MATERIAL
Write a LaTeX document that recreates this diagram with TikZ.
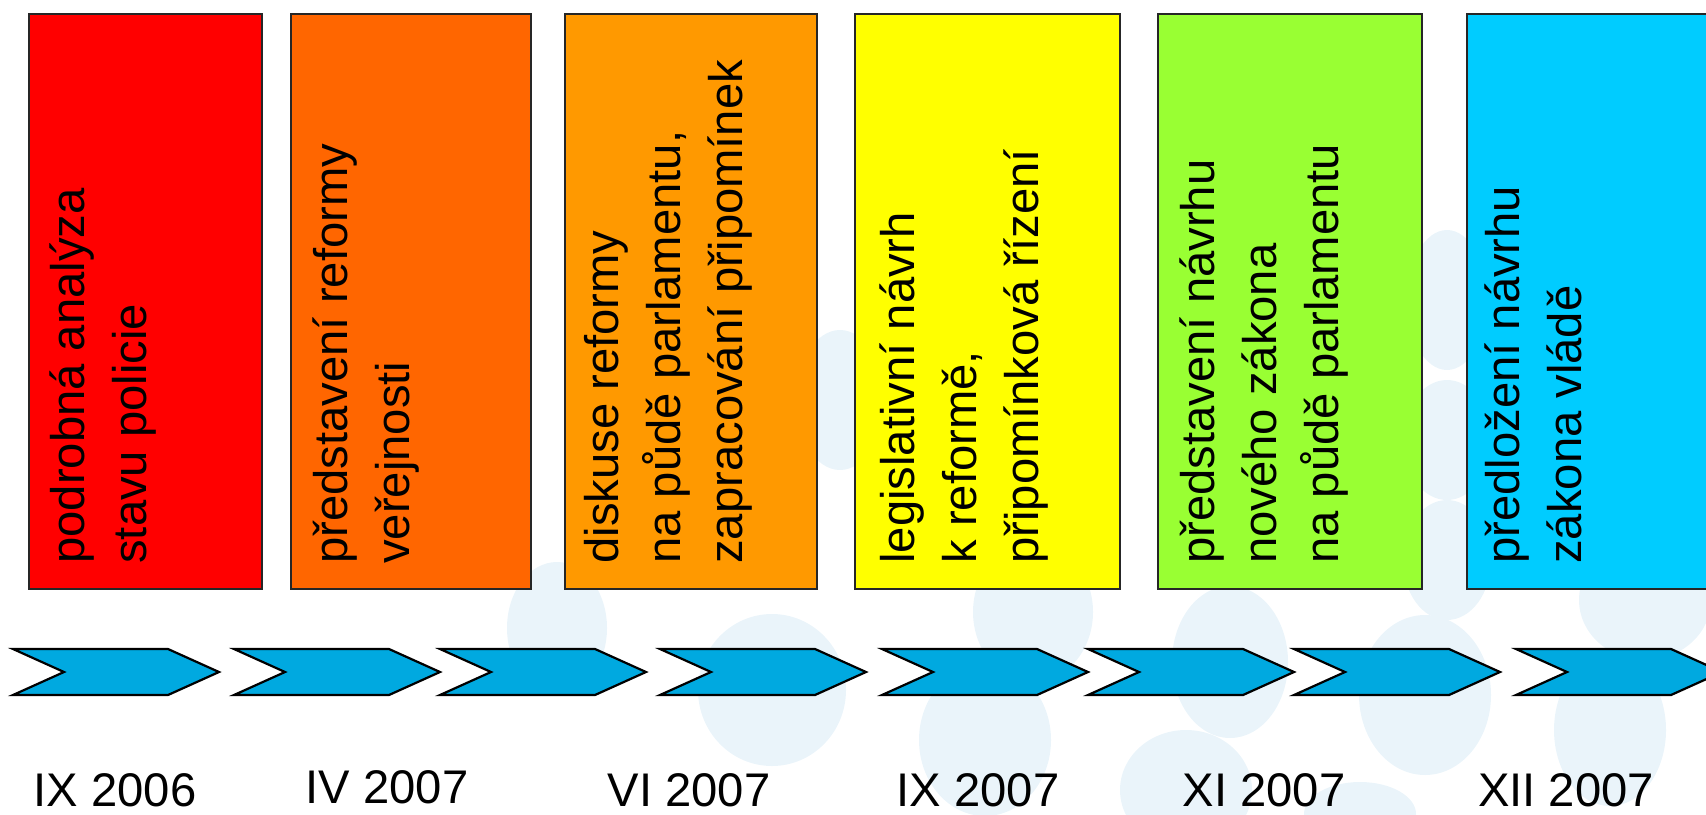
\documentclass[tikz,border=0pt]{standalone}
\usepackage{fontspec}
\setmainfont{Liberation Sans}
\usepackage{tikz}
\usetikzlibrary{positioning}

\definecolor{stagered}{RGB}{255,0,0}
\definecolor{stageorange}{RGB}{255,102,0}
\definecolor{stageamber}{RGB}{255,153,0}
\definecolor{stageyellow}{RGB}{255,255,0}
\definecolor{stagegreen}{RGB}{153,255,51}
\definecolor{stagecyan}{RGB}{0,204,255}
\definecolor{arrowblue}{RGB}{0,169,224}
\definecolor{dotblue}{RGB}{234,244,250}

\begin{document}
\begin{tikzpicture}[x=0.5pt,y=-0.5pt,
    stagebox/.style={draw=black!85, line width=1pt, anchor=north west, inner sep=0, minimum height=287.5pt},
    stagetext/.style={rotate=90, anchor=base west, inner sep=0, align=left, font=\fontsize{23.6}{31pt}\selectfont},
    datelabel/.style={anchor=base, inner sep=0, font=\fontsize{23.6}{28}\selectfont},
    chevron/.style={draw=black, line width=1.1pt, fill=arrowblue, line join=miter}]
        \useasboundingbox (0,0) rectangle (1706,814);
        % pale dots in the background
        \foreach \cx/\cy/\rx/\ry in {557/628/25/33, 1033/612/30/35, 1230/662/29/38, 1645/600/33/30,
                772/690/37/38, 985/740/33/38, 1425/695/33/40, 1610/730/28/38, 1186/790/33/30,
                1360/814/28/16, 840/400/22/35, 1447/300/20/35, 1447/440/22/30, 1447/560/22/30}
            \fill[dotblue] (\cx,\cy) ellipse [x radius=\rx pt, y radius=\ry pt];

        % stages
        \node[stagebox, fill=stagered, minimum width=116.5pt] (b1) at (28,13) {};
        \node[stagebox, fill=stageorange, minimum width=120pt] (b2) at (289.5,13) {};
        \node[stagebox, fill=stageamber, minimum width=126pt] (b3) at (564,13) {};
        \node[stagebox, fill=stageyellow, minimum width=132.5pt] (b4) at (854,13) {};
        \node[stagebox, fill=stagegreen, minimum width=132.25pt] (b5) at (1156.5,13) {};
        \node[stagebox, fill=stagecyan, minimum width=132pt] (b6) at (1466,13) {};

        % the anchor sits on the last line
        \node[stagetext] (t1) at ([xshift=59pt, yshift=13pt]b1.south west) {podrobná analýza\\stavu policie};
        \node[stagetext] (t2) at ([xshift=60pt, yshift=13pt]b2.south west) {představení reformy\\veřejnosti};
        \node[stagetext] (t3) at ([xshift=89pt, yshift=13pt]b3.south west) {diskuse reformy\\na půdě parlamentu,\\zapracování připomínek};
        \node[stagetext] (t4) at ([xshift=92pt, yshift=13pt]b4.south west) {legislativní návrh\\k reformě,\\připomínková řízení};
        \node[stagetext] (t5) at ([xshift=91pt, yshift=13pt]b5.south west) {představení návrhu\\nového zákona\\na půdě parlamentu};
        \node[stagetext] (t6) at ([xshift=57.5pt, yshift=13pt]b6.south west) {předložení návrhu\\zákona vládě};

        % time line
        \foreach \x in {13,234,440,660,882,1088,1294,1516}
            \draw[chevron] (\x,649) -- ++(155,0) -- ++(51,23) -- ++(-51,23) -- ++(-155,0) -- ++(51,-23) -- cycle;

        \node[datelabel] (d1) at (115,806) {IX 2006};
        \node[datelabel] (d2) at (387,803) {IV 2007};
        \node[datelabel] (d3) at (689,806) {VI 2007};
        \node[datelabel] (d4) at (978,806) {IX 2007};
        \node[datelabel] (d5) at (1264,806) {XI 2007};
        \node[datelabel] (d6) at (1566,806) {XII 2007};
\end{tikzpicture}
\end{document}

INSTRUCTIONS TO FOLLOW
Write out the whole listing exactly, and drop the pictures.

FINAL RESULT
Write a LaTeX document that recreates this diagram with TikZ.
\documentclass[tikz,border=0pt]{standalone}
\usepackage{fontspec}
\setmainfont{Liberation Sans}
\usepackage{tikz}
\usetikzlibrary{positioning}

\definecolor{stagered}{RGB}{255,0,0}
\definecolor{stageorange}{RGB}{255,102,0}
\definecolor{stageamber}{RGB}{255,153,0}
\definecolor{stageyellow}{RGB}{255,255,0}
\definecolor{stagegreen}{RGB}{153,255,51}
\definecolor{stagecyan}{RGB}{0,204,255}
\definecolor{arrowblue}{RGB}{0,169,224}
\definecolor{dotblue}{RGB}{234,244,250}

\begin{document}
\begin{tikzpicture}[x=0.5pt,y=-0.5pt,
    stagebox/.style={draw=black!85, line width=1pt, anchor=north west, inner sep=0, minimum height=287.5pt},
    stagetext/.style={rotate=90, anchor=base west, inner sep=0, align=left, font=\fontsize{23.6}{31pt}\selectfont},
    datelabel/.style={anchor=base, inner sep=0, font=\fontsize{23.6}{28}\selectfont},
    chevron/.style={draw=black, line width=1.1pt, fill=arrowblue, line join=miter}]
        \useasboundingbox (0,0) rectangle (1706,814);
        % pale dots in the background
        \foreach \cx/\cy/\rx/\ry in {557/628/25/33, 1033/612/30/35, 1230/662/29/38, 1645/600/33/30,
                772/690/37/38, 985/740/33/38, 1425/695/33/40, 1610/730/28/38, 1186/790/33/30,
                1360/814/28/16, 840/400/22/35, 1447/300/20/35, 1447/440/22/30, 1447/560/22/30}
            \fill[dotblue] (\cx,\cy) ellipse [x radius=\rx pt, y radius=\ry pt];

        % stages
        \node[stagebox, fill=stagered, minimum width=116.5pt] (b1) at (28,13) {};
        \node[stagebox, fill=stageorange, minimum width=120pt] (b2) at (289.5,13) {};
        \node[stagebox, fill=stageamber, minimum width=126pt] (b3) at (564,13) {};
        \node[stagebox, fill=stageyellow, minimum width=132.5pt] (b4) at (854,13) {};
        \node[stagebox, fill=stagegreen, minimum width=132.25pt] (b5) at (1156.5,13) {};
        \node[stagebox, fill=stagecyan, minimum width=132pt] (b6) at (1466,13) {};

        % the anchor sits on the last line
        \node[stagetext] (t1) at ([xshift=59pt, yshift=13pt]b1.south west) {podrobná analýza\\stavu policie};
        \node[stagetext] (t2) at ([xshift=60pt, yshift=13pt]b2.south west) {představení reformy\\veřejnosti};
        \node[stagetext] (t3) at ([xshift=89pt, yshift=13pt]b3.south west) {diskuse reformy\\na půdě parlamentu,\\zapracování připomínek};
        \node[stagetext] (t4) at ([xshift=92pt, yshift=13pt]b4.south west) {legislativní návrh\\k reformě,\\připomínková řízení};
        \node[stagetext] (t5) at ([xshift=91pt, yshift=13pt]b5.south west) {představení návrhu\\nového zákona\\na půdě parlamentu};
        \node[stagetext] (t6) at ([xshift=57.5pt, yshift=13pt]b6.south west) {předložení návrhu\\zákona vládě};

        % time line
        \foreach \x in {13,234,440,660,882,1088,1294,1516}
            \draw[chevron] (\x,649) -- ++(155,0) -- ++(51,23) -- ++(-51,23) -- ++(-155,0) -- ++(51,-23) -- cycle;

        \node[datelabel] (d1) at (115,806) {IX 2006};
        \node[datelabel] (d2) at (387,803) {IV 2007};
        \node[datelabel] (d3) at (689,806) {VI 2007};
        \node[datelabel] (d4) at (978,806) {IX 2007};
        \node[datelabel] (d5) at (1264,806) {XI 2007};
        \node[datelabel] (d6) at (1566,806) {XII 2007};
\end{tikzpicture}
\end{document}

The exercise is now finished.